A great many applications of statistics in the natural and social sciences aim at finding or confirming causal hypotheses. While the theory of experimental design is well developed, much of the data in epidemiology, economics and policy studies is a mix of observational and experimental data, often with little of the latter. While causal inferences from observational data have been the practical basis for a great deal of quantitative social science, the reliability of such inferences has been dismissed by theorists without much study. In seems likely that work in Philosophy at Carnegie Mellon is slowly helping to change both theory and practice. For fifteen years, Richard Scheines, Clark Glymour, and Peter Spirtes (aka "The TETRAD Group", sometimes including Kelly) have worked together and with students on the representation of causal hypotheses by "Bayes nets," on methods for finding such representations from data, and on the reliability limits of any possible methods. Their work has been controversial but, at last, is gaining notice in economics, biology, space physics, educational research and elsewhere. Much of the recent philosophical writing on causation (outside of Princeton) either addresses the TETRAD framework and results critically, or elaborates on one or another of its assumptions or theorems. In part because of their influence, the annual conference on Bayes networks, Uncertainty in Artificial Intelligence, has changed from principally discussing data compaction through conditional independence to include work on causal representation, inference and prediction.
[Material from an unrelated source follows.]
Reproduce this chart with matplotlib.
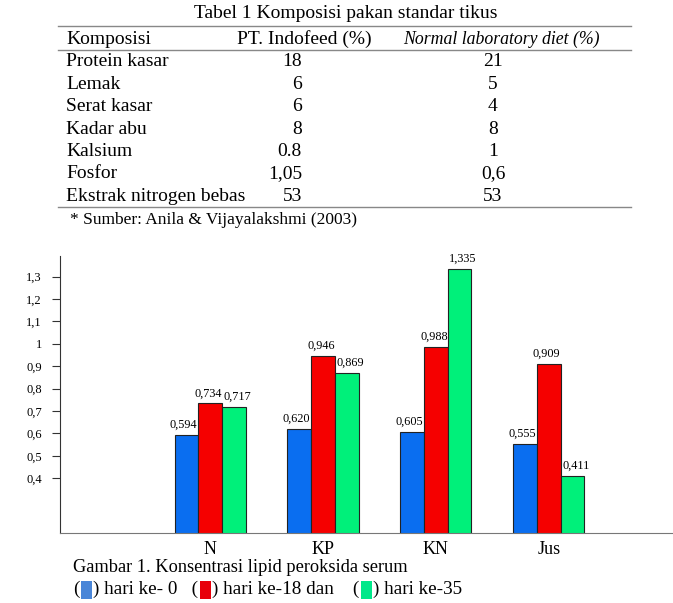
import numpy as np
from matplotlib import pyplot as plt
from matplotlib.patches import Rectangle
from matplotlib.offsetbox import TextArea, DrawingArea, HPacker, AnchoredOffsetbox

# table data
komposisi = ["Protein kasar", "Lemak", "Serat kasar", "Kadar abu", "Kalsium", "Fosfor", "Ekstrak nitrogen bebas"]
indofeed = ["18", "6", "6", "8", "0.8", "1,05", "53"]
normal_diet = ["21", "5", "4", "8", "1", "0,6", "53"]

# chart data
groups = ["N", "KP", "KN", "Jus"]
hari_0 = [0.594, 0.620, 0.605, 0.555]
hari_18 = [0.734, 0.946, 0.988, 0.909]
hari_35 = [0.717, 0.869, 1.335, 0.411]
yticks = [0.4, 0.5, 0.6, 0.7, 0.8, 0.9, 1.0, 1.1, 1.2, 1.3]

serif = "Liberation Serif"
W, H = 673, 603
fig = plt.figure(figsize=(W / 100, H / 100), dpi=100)

def fx(px):
    return px / W

def fy(py):
    return 1 - py / H

# ---- table ----
fig.text(fx(346), fy(14), "Tabel 1 Komposisi pakan standar tikus", ha="center", va="center",
         family=serif, fontsize=14)
for yy in (26, 50, 207):
    fig.add_artist(plt.Line2D([fx(58), fx(631)], [fy(yy), fy(yy)], color="#888888", lw=1))
fig.text(fx(66), fy(39), "Komposisi", ha="left", va="center", family=serif, fontsize=14)
fig.text(fx(237), fy(39), "PT. Indofeed (%)", ha="left", va="center", family=serif, fontsize=14)
fig.text(fx(403), fy(39), "Normal laboratory diet (%)", ha="left", va="center", family=serif,
         fontsize=12.8, style="italic")
for i, name in enumerate(komposisi):
    yy = 62 + i * 22.4
    fig.text(fx(66), fy(yy), name, ha="left", va="center", family=serif, fontsize=14)
    fig.text(fx(302), fy(yy), indofeed[i], ha="right", va="center", family=serif, fontsize=14)
    fig.text(fx(493), fy(yy), normal_diet[i], ha="center", va="center", family=serif, fontsize=14)
fig.text(fx(70), fy(220), "* Sumber: Anila & Vijayalakshmi (2003)", ha="left", va="center",
         family=serif, fontsize=12.5)

# ---- bar chart ----
ax = fig.add_axes([fx(60), fy(533), 1 - fx(60), fy(256) - fy(533)])
x = np.arange(len(groups))
w = 0.21
colors = ["#0a6ef0", "#f50000", "#00f07a"]
label_shift = [-2, -1.5, 2.5]
for k, (vals, c) in enumerate(zip([hari_0, hari_18, hari_35], colors)):
    bars = ax.bar(x + (k - 1) * w, vals, w, color=c, edgecolor="#222222", linewidth=0.8)
    for b, v in zip(bars, vals):
        ax.annotate(f"{v:.3f}".replace(".", ","), (b.get_x() + b.get_width() / 2, v),
                    xytext=(label_shift[k], 3), textcoords="offset points", ha="center", va="bottom",
                    family=serif, fontsize=8.8)

ax.set_xlim(-1.33, 4.1)
ax.set_ylim(0.156, 1.392)
ax.set_yticks(yticks)
ax.set_yticklabels([("%g" % t).replace(".", ",") for t in yticks], family=serif, fontsize=9)
ax.set_xticks(x)
ax.set_xticklabels(groups, family=serif, fontsize=13)
ax.tick_params(axis="x", length=0, pad=6)
ax.tick_params(axis="y", length=6, width=0.8, pad=7, color="#333333")
ax.spines["top"].set_visible(False)
ax.spines["right"].set_visible(False)
ax.spines["left"].set_color("#333333")
ax.spines["bottom"].set_color("#777777")

# ---- caption ----
fig.text(fx(73), fy(567), "Gambar 1. Konsentrasi lipid peroksida serum", ha="left", va="center",
         family=serif, fontsize=13.2)

legend_labels = [") hari ke- 0   (", ") hari ke-18 dan    (", ") hari ke-35"]
square_colors = ["#4a86d8", "#e8000a", "#00e88a"]
parts = [TextArea("(", textprops=dict(family=serif, fontsize=13.8))]
for sc, lab in zip(square_colors, legend_labels):
    da = DrawingArea(8, 12, 0, 0)
    da.add_artist(Rectangle((0, -1), 8, 13, facecolor=sc, edgecolor="none"))
    parts.append(da)
    parts.append(TextArea(lab, textprops=dict(family=serif, fontsize=13.8)))
pack = HPacker(children=parts, align="center", pad=0, sep=1)
anch = AnchoredOffsetbox(loc="center left", child=pack, pad=0, frameon=False,
                         bbox_to_anchor=(fx(73), fy(589)), bbox_transform=fig.transFigure,
                         borderpad=0)
fig.add_artist(anch)

fig.savefig("out.png", dpi=100)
The members of the TETRAD Group continue to work closely together, but have also evolved separate projects. The theoretical projects include work by Spirtes and Thomas Richardson, of the University of Washington, on novel representations of models in which there are unmeasured variables. The aim of this work is to improve methods of searching for such structures. Using quite different ideas, and assuming linear modeling, Spirtes is also studying, with Greg Cooper, how well the causal inferences of automated procedures applied to epidemiological data correspond to the opinions of expert physicians. Scheines has developed an algorithm for dividing a large set of variables into subsets, or clusters, each with a common unobserved cause. The algorithm is being implemented and tested by Wimberly. In combination with previous algorithms, Scheines aims to find a more reliable alternative to factor analysis.
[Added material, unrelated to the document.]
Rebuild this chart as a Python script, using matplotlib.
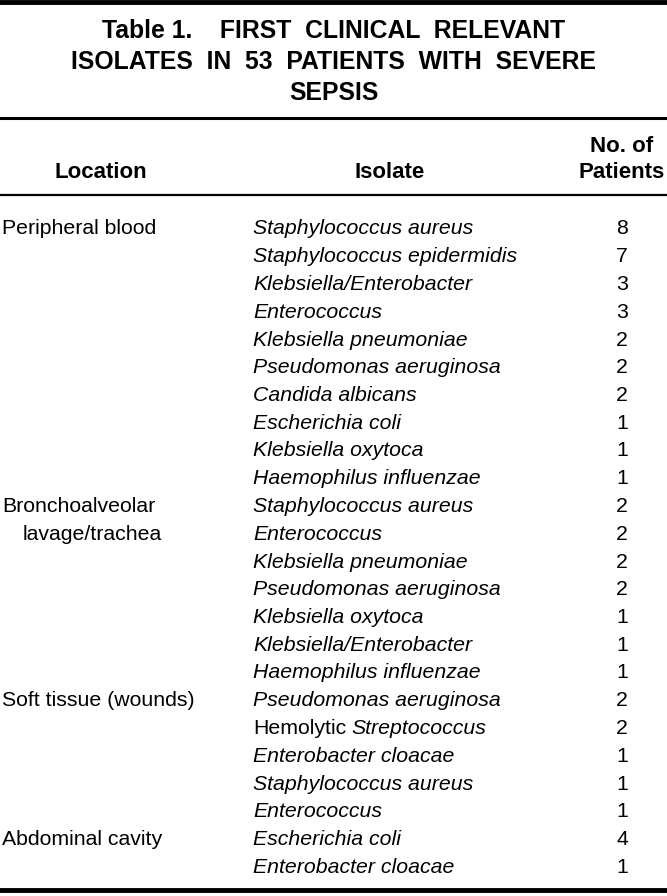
import matplotlib
matplotlib.use("Agg")
import matplotlib.pyplot as plt
from matplotlib import font_manager

# Données du tableau
group_names = ["Peripheral blood", "Bronchoalveolar", "Soft tissue (wounds)", "Abdominal cavity"]
group_sizes = [10, 7, 5, 2]
isolates = [
    "Staphylococcus aureus", "Staphylococcus epidermidis", "Klebsiella/Enterobacter",
    "Enterococcus", "Klebsiella pneumoniae", "Pseudomonas aeruginosa",
    "Candida albicans", "Escherichia coli", "Klebsiella oxytoca", "Haemophilus influenzae",
    "Staphylococcus aureus", "Enterococcus", "Klebsiella pneumoniae",
    "Pseudomonas aeruginosa", "Klebsiella oxytoca", "Klebsiella/Enterobacter",
    "Haemophilus influenzae",
    "Pseudomonas aeruginosa", "Hemolytic |Streptococcus", "Enterobacter cloacae",
    "Staphylococcus aureus", "Enterococcus",
    "Escherichia coli", "Enterobacter cloacae",
]
patients = [8, 7, 3, 3, 2, 2, 2, 1, 1, 1,
            2, 2, 2, 2, 1, 1, 1,
            2, 2, 1, 1, 1,
            4, 1]
title_lines = ["Table 1.    FIRST  CLINICAL  RELEVANT",
               "ISOLATES  IN  53  PATIENTS  WITH  SEVERE",
               "SEPSIS"]

available = {f.name for f in font_manager.fontManager.ttflist}
narrow = "Liberation Sans Narrow" if "Liberation Sans Narrow" in available else "Liberation Sans"
body = "Liberation Sans"
fs = 15.3

W, H = 667, 896
fig = plt.figure(figsize=(W / 100, H / 100), dpi=100)
ax = fig.add_axes([0, 0, 1, 1])
ax.set_xlim(0, W)
ax.set_ylim(H, 0)
ax.axis("off")

# Titre
for i, line in enumerate(title_lines):
    ax.text(W / 2, 31 + i * 31, line, ha="center", va="center",
            fontsize=17.8, fontweight="bold", family=narrow)

# Filets
ax.axhline(2, color="black", lw=3.5)
ax.axhline(118, color="black", lw=2.2)
ax.axhline(195, color="black", lw=1.6)
ax.axhline(890, color="black", lw=3.5)

# En-têtes
hdr = dict(fontsize=16, fontweight="bold", family=narrow, va="center", ha="center")
ax.text(101, 173, "Location", **hdr)
ax.text(390, 173, "Isolate", **hdr)
ax.text(622, 146, "No. of", **hdr)
ax.text(622, 173, "Patients", **hdr)

# Lignes
y0, dy = 229, 27.75
row = 0
for name, size in zip(group_names, group_sizes):
    ax.text(2, y0 + row * dy, name, ha="left", va="center", fontsize=fs, family=body)
    if name == "Bronchoalveolar":
        ax.text(23, y0 + (row + 1) * dy, "lavage/trachea", ha="left", va="center",
                fontsize=fs, family=body)
    row += size

for i, (iso, n) in enumerate(zip(isolates, patients)):
    y = y0 + i * dy
    if "|" in iso:
        plain, ital = iso.split("|")
        t = ax.text(253, y, plain.strip(), ha="left", va="center", fontsize=fs, family=body)
        ax.annotate(ital, xy=(1, 0.5), xycoords=t, xytext=(4, 0), textcoords="offset points",
                    ha="left", va="center", fontsize=fs, family=body, style="italic")
    else:
        ax.text(253, y, iso, ha="left", va="center", fontsize=fs, family=body, style="italic")
    ax.text(622, y, str(n), ha="center", va="center", fontsize=fs, family=body)

fig.savefig("out.png", dpi=100)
Spirtes is collaborating with Larry Wasserman (in Statistics at Carnegie Mellon), Jamie Robins (at Harvard Public Health), and Scheines on a paper stating theorems concerning the possibilities and limits of causal inference from non-experimental data. They are also performing simulation studies of various non-Bayesian principles of causal inference, and what class of priors would lead Bayesians to the same conclusions.
Kelly's theory of causation, described in Chapter 14 of his book The Logic of Reliable Inquiry, involves no probability, and conceives of the world as a trajectory of states where a state is a value for every variable needed to describe the world at a given time. A causal structure constrains the set of possible trajectories one might see. Kelly, and others in the TETRAD group, are studying the relations of these ideas to the probabilistic representations used elsewhere.
Partly because of its applicability, partly because of the need to test ideas with concrete data, and partly because of the need for financial support, the TETRAD work has been tied closely to applications, including studies of the effects of alternative treatments of pneumonia patients, studies of naval readiness, studies of the effects of low-level lead exposure on children's intelligence, studies of relations between spectra and mineral composition, and other topics. Some of the "applications" are simply popularizations; for example, in collaboration with Steve Fienberg of Statistics, Glymour and Scheines are writing an illustrative case for the federal judiciary on the use of statistics for causal interference in legal disputes.
The Computational Systems Biology Group is an association of statisticians, computer scientists and biologists at Carnegie Mellon University, the University of Pittsburgh and the University of West Florida Institute for Human and Machine Cognition, investigating statistical, algorithmic, experimental design and biological issues surrounding the interpretation of expression data, especially with SAGE and microarray techniques.